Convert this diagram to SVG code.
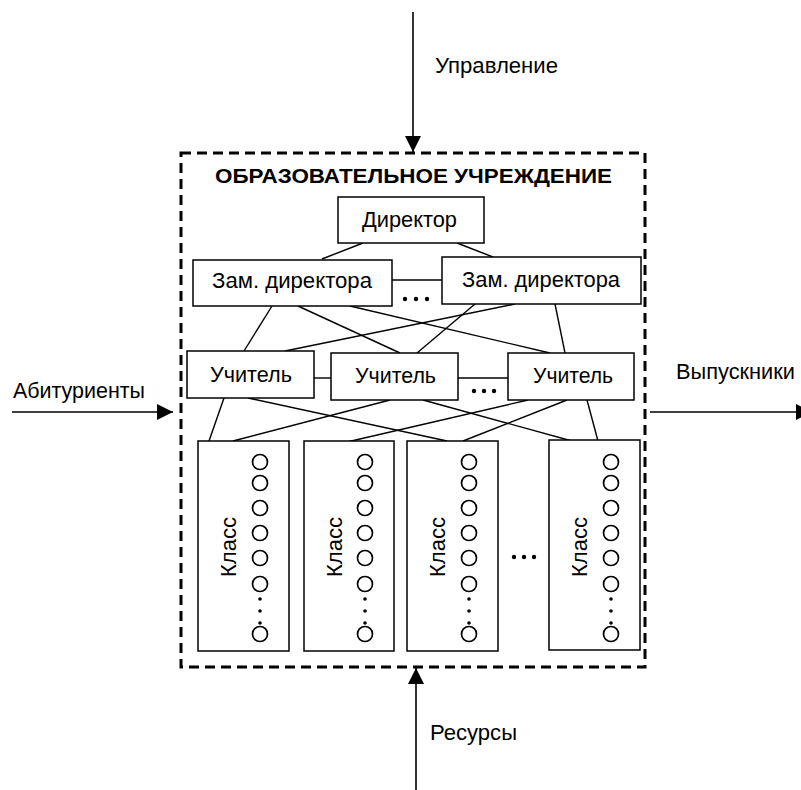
<svg xmlns="http://www.w3.org/2000/svg" width="801" height="790" viewBox="0 0 801 790">
<defs>
<marker id="arr" markerUnits="userSpaceOnUse" markerWidth="17" markerHeight="16" refX="16" refY="8" orient="auto">
<path d="M0,0 L16,8 L0,16 Z" fill="#000"/>
</marker>
<style>
text{font-family:"Liberation Sans",Arial,sans-serif;font-size:22px;fill:#000}
.b{font-weight:bold;font-size:21px}
.box{fill:#fff;stroke:#000;stroke-width:1.5}
.ln{stroke:#000;stroke-width:1.4;fill:none}
.arrow{stroke:#000;stroke-width:1.6;fill:none;marker-end:url(#arr)}
.c{fill:none;stroke:#000;stroke-width:1.7}
.d{fill:#000}
</style>
</defs>
<rect width="801" height="790" fill="#fff"/>

<g id="connectors">
<line class="arrow" x1="413" y1="12" x2="413" y2="152"/>
<line class="arrow" x1="12" y1="412" x2="173" y2="412"/>
<line class="arrow" x1="650" y1="412" x2="812" y2="412"/>
<line class="arrow" x1="416" y1="790" x2="416" y2="668"/>
<line class="ln" x1="363" y1="243" x2="322" y2="259"/>
<line class="ln" x1="457" y1="243" x2="493" y2="257"/>
<line class="ln" x1="392" y1="280" x2="442" y2="280"/>
<line class="ln" x1="272" y1="306" x2="244" y2="351"/>
<line class="ln" x1="298" y1="306" x2="400" y2="353"/>
<line class="ln" x1="350" y1="306" x2="550" y2="353"/>
<line class="ln" x1="515" y1="304" x2="285" y2="351"/>
<line class="ln" x1="475" y1="304" x2="417" y2="353"/>
<line class="ln" x1="555" y1="304" x2="565" y2="353"/>
<line class="ln" x1="314" y1="378" x2="331" y2="378"/>
<line class="ln" x1="458" y1="378" x2="508" y2="378"/>
<line class="ln" x1="224" y1="398" x2="209" y2="441"/>
<line class="ln" x1="248" y1="398" x2="447" y2="441"/>
<line class="ln" x1="390" y1="400" x2="233" y2="441"/>
<line class="ln" x1="423" y1="400" x2="572" y2="441"/>
<line class="ln" x1="528" y1="400" x2="347" y2="442"/>
<line class="ln" x1="567" y1="400" x2="463" y2="441"/>
<line class="ln" x1="587" y1="400" x2="598" y2="441"/>
</g>

<g id="labels">
<text x="435" y="73" textLength="123" lengthAdjust="spacingAndGlyphs">Управление</text>
<text x="13" y="398" textLength="132" lengthAdjust="spacingAndGlyphs">Абитуриенты</text>
<text x="676" y="379" textLength="119" lengthAdjust="spacingAndGlyphs">Выпускники</text>
<text x="430" y="740" textLength="87" lengthAdjust="spacingAndGlyphs">Ресурсы</text>
</g>

<g id="institution">
<rect x="181" y="153" width="464" height="514" fill="none" stroke="#000" stroke-width="3" stroke-dasharray="10 6"/>
<text class="b" x="215" y="183" textLength="397" lengthAdjust="spacingAndGlyphs">ОБРАЗОВАТЕЛЬНОЕ УЧРЕЖДЕНИЕ</text>
</g>

<g id="director">
<rect class="box" x="338" y="197" width="146" height="46"/>
<text x="362" y="227" textLength="95" lengthAdjust="spacingAndGlyphs">Директор</text>
</g>

<g id="deputy1">
<rect class="box" x="193" y="260" width="199" height="46"/>
<text x="212" y="288" textLength="160" lengthAdjust="spacingAndGlyphs">Зам. директора</text>
</g>
<g id="deputy2">
<rect class="box" x="442" y="257" width="199" height="47"/>
<text x="462" y="287" textLength="158" lengthAdjust="spacingAndGlyphs">Зам. директора</text>
</g>
<g id="deputy-dots">
<circle class="d" cx="405" cy="299" r="2.2"/><circle class="d" cx="416" cy="299" r="2.2"/><circle class="d" cx="427" cy="299" r="2.2"/>
</g>

<g id="teacher1">
<rect class="box" x="187" y="351" width="127" height="47"/>
<text x="210" y="382" textLength="82" lengthAdjust="spacingAndGlyphs">Учитель</text>
</g>
<g id="teacher2">
<rect class="box" x="331" y="353" width="127" height="47"/>
<text x="355" y="383" textLength="81" lengthAdjust="spacingAndGlyphs">Учитель</text>
</g>
<g id="teacher3">
<rect class="box" x="508" y="353" width="126" height="47"/>
<text x="533" y="383" textLength="80" lengthAdjust="spacingAndGlyphs">Учитель</text>
</g>
<g id="teacher-dots">
<circle class="d" cx="474" cy="391" r="2.2"/><circle class="d" cx="484" cy="391" r="2.2"/><circle class="d" cx="494" cy="391" r="2.2"/>
</g>

<defs>
<g id="pupils">
<circle class="c" cx="0" cy="462" r="7.5"/>
<circle class="c" cx="0" cy="483" r="7.5"/>
<circle class="c" cx="0" cy="508" r="7.5"/>
<circle class="c" cx="0" cy="533" r="7.5"/>
<circle class="c" cx="0" cy="558" r="7.5"/>
<circle class="c" cx="0" cy="584" r="7.5"/>
<circle class="d" cx="0" cy="599" r="1.8"/>
<circle class="d" cx="0" cy="611" r="1.8"/>
<circle class="d" cx="0" cy="623" r="1.8"/>
<circle class="c" cx="0" cy="634" r="7.5"/>
</g>
</defs>

<g id="class1">
<rect class="box" x="198" y="441" width="91" height="210"/>
<text transform="translate(236,547) rotate(-90)" text-anchor="middle" textLength="60" lengthAdjust="spacingAndGlyphs">Класс</text>
<use href="#pupils" x="260"/>
</g>
<g id="class2">
<rect class="box" x="304" y="441" width="90" height="210"/>
<text transform="translate(342,547) rotate(-90)" text-anchor="middle" textLength="60" lengthAdjust="spacingAndGlyphs">Класс</text>
<use href="#pupils" x="365"/>
</g>
<g id="class3">
<rect class="box" x="407" y="441" width="91" height="210"/>
<text transform="translate(445,547) rotate(-90)" text-anchor="middle" textLength="60" lengthAdjust="spacingAndGlyphs">Класс</text>
<use href="#pupils" x="469"/>
</g>
<g id="class4">
<rect class="box" x="549" y="440" width="91" height="210"/>
<text transform="translate(587,547) rotate(-90)" text-anchor="middle" textLength="60" lengthAdjust="spacingAndGlyphs">Класс</text>
<use href="#pupils" x="611"/>
</g>
<g id="class-dots">
<circle class="d" cx="514" cy="557" r="2.2"/><circle class="d" cx="524" cy="557" r="2.2"/><circle class="d" cx="534" cy="557" r="2.2"/>
</g>
</svg>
────────
Exercise goal – All of the material above needs to be restated exactly, with no pictures.

Solution to the exercise –
Convert this diagram to SVG code.
<svg xmlns="http://www.w3.org/2000/svg" width="801" height="790" viewBox="0 0 801 790">
<defs>
<marker id="arr" markerUnits="userSpaceOnUse" markerWidth="17" markerHeight="16" refX="16" refY="8" orient="auto">
<path d="M0,0 L16,8 L0,16 Z" fill="#000"/>
</marker>
<style>
text{font-family:"Liberation Sans",Arial,sans-serif;font-size:22px;fill:#000}
.b{font-weight:bold;font-size:21px}
.box{fill:#fff;stroke:#000;stroke-width:1.5}
.ln{stroke:#000;stroke-width:1.4;fill:none}
.arrow{stroke:#000;stroke-width:1.6;fill:none;marker-end:url(#arr)}
.c{fill:none;stroke:#000;stroke-width:1.7}
.d{fill:#000}
</style>
</defs>
<rect width="801" height="790" fill="#fff"/>

<g id="connectors">
<line class="arrow" x1="413" y1="12" x2="413" y2="152"/>
<line class="arrow" x1="12" y1="412" x2="173" y2="412"/>
<line class="arrow" x1="650" y1="412" x2="812" y2="412"/>
<line class="arrow" x1="416" y1="790" x2="416" y2="668"/>
<line class="ln" x1="363" y1="243" x2="322" y2="259"/>
<line class="ln" x1="457" y1="243" x2="493" y2="257"/>
<line class="ln" x1="392" y1="280" x2="442" y2="280"/>
<line class="ln" x1="272" y1="306" x2="244" y2="351"/>
<line class="ln" x1="298" y1="306" x2="400" y2="353"/>
<line class="ln" x1="350" y1="306" x2="550" y2="353"/>
<line class="ln" x1="515" y1="304" x2="285" y2="351"/>
<line class="ln" x1="475" y1="304" x2="417" y2="353"/>
<line class="ln" x1="555" y1="304" x2="565" y2="353"/>
<line class="ln" x1="314" y1="378" x2="331" y2="378"/>
<line class="ln" x1="458" y1="378" x2="508" y2="378"/>
<line class="ln" x1="224" y1="398" x2="209" y2="441"/>
<line class="ln" x1="248" y1="398" x2="447" y2="441"/>
<line class="ln" x1="390" y1="400" x2="233" y2="441"/>
<line class="ln" x1="423" y1="400" x2="572" y2="441"/>
<line class="ln" x1="528" y1="400" x2="347" y2="442"/>
<line class="ln" x1="567" y1="400" x2="463" y2="441"/>
<line class="ln" x1="587" y1="400" x2="598" y2="441"/>
</g>

<g id="labels">
<text x="435" y="73" textLength="123" lengthAdjust="spacingAndGlyphs">Управление</text>
<text x="13" y="398" textLength="132" lengthAdjust="spacingAndGlyphs">Абитуриенты</text>
<text x="676" y="379" textLength="119" lengthAdjust="spacingAndGlyphs">Выпускники</text>
<text x="430" y="740" textLength="87" lengthAdjust="spacingAndGlyphs">Ресурсы</text>
</g>

<g id="institution">
<rect x="181" y="153" width="464" height="514" fill="none" stroke="#000" stroke-width="3" stroke-dasharray="10 6"/>
<text class="b" x="215" y="183" textLength="397" lengthAdjust="spacingAndGlyphs">ОБРАЗОВАТЕЛЬНОЕ УЧРЕЖДЕНИЕ</text>
</g>

<g id="director">
<rect class="box" x="338" y="197" width="146" height="46"/>
<text x="362" y="227" textLength="95" lengthAdjust="spacingAndGlyphs">Директор</text>
</g>

<g id="deputy1">
<rect class="box" x="193" y="260" width="199" height="46"/>
<text x="212" y="288" textLength="160" lengthAdjust="spacingAndGlyphs">Зам. директора</text>
</g>
<g id="deputy2">
<rect class="box" x="442" y="257" width="199" height="47"/>
<text x="462" y="287" textLength="158" lengthAdjust="spacingAndGlyphs">Зам. директора</text>
</g>
<g id="deputy-dots">
<circle class="d" cx="405" cy="299" r="2.2"/><circle class="d" cx="416" cy="299" r="2.2"/><circle class="d" cx="427" cy="299" r="2.2"/>
</g>

<g id="teacher1">
<rect class="box" x="187" y="351" width="127" height="47"/>
<text x="210" y="382" textLength="82" lengthAdjust="spacingAndGlyphs">Учитель</text>
</g>
<g id="teacher2">
<rect class="box" x="331" y="353" width="127" height="47"/>
<text x="355" y="383" textLength="81" lengthAdjust="spacingAndGlyphs">Учитель</text>
</g>
<g id="teacher3">
<rect class="box" x="508" y="353" width="126" height="47"/>
<text x="533" y="383" textLength="80" lengthAdjust="spacingAndGlyphs">Учитель</text>
</g>
<g id="teacher-dots">
<circle class="d" cx="474" cy="391" r="2.2"/><circle class="d" cx="484" cy="391" r="2.2"/><circle class="d" cx="494" cy="391" r="2.2"/>
</g>

<defs>
<g id="pupils">
<circle class="c" cx="0" cy="462" r="7.5"/>
<circle class="c" cx="0" cy="483" r="7.5"/>
<circle class="c" cx="0" cy="508" r="7.5"/>
<circle class="c" cx="0" cy="533" r="7.5"/>
<circle class="c" cx="0" cy="558" r="7.5"/>
<circle class="c" cx="0" cy="584" r="7.5"/>
<circle class="d" cx="0" cy="599" r="1.8"/>
<circle class="d" cx="0" cy="611" r="1.8"/>
<circle class="d" cx="0" cy="623" r="1.8"/>
<circle class="c" cx="0" cy="634" r="7.5"/>
</g>
</defs>

<g id="class1">
<rect class="box" x="198" y="441" width="91" height="210"/>
<text transform="translate(236,547) rotate(-90)" text-anchor="middle" textLength="60" lengthAdjust="spacingAndGlyphs">Класс</text>
<use href="#pupils" x="260"/>
</g>
<g id="class2">
<rect class="box" x="304" y="441" width="90" height="210"/>
<text transform="translate(342,547) rotate(-90)" text-anchor="middle" textLength="60" lengthAdjust="spacingAndGlyphs">Класс</text>
<use href="#pupils" x="365"/>
</g>
<g id="class3">
<rect class="box" x="407" y="441" width="91" height="210"/>
<text transform="translate(445,547) rotate(-90)" text-anchor="middle" textLength="60" lengthAdjust="spacingAndGlyphs">Класс</text>
<use href="#pupils" x="469"/>
</g>
<g id="class4">
<rect class="box" x="549" y="440" width="91" height="210"/>
<text transform="translate(587,547) rotate(-90)" text-anchor="middle" textLength="60" lengthAdjust="spacingAndGlyphs">Класс</text>
<use href="#pupils" x="611"/>
</g>
<g id="class-dots">
<circle class="d" cx="514" cy="557" r="2.2"/><circle class="d" cx="524" cy="557" r="2.2"/><circle class="d" cx="534" cy="557" r="2.2"/>
</g>
</svg>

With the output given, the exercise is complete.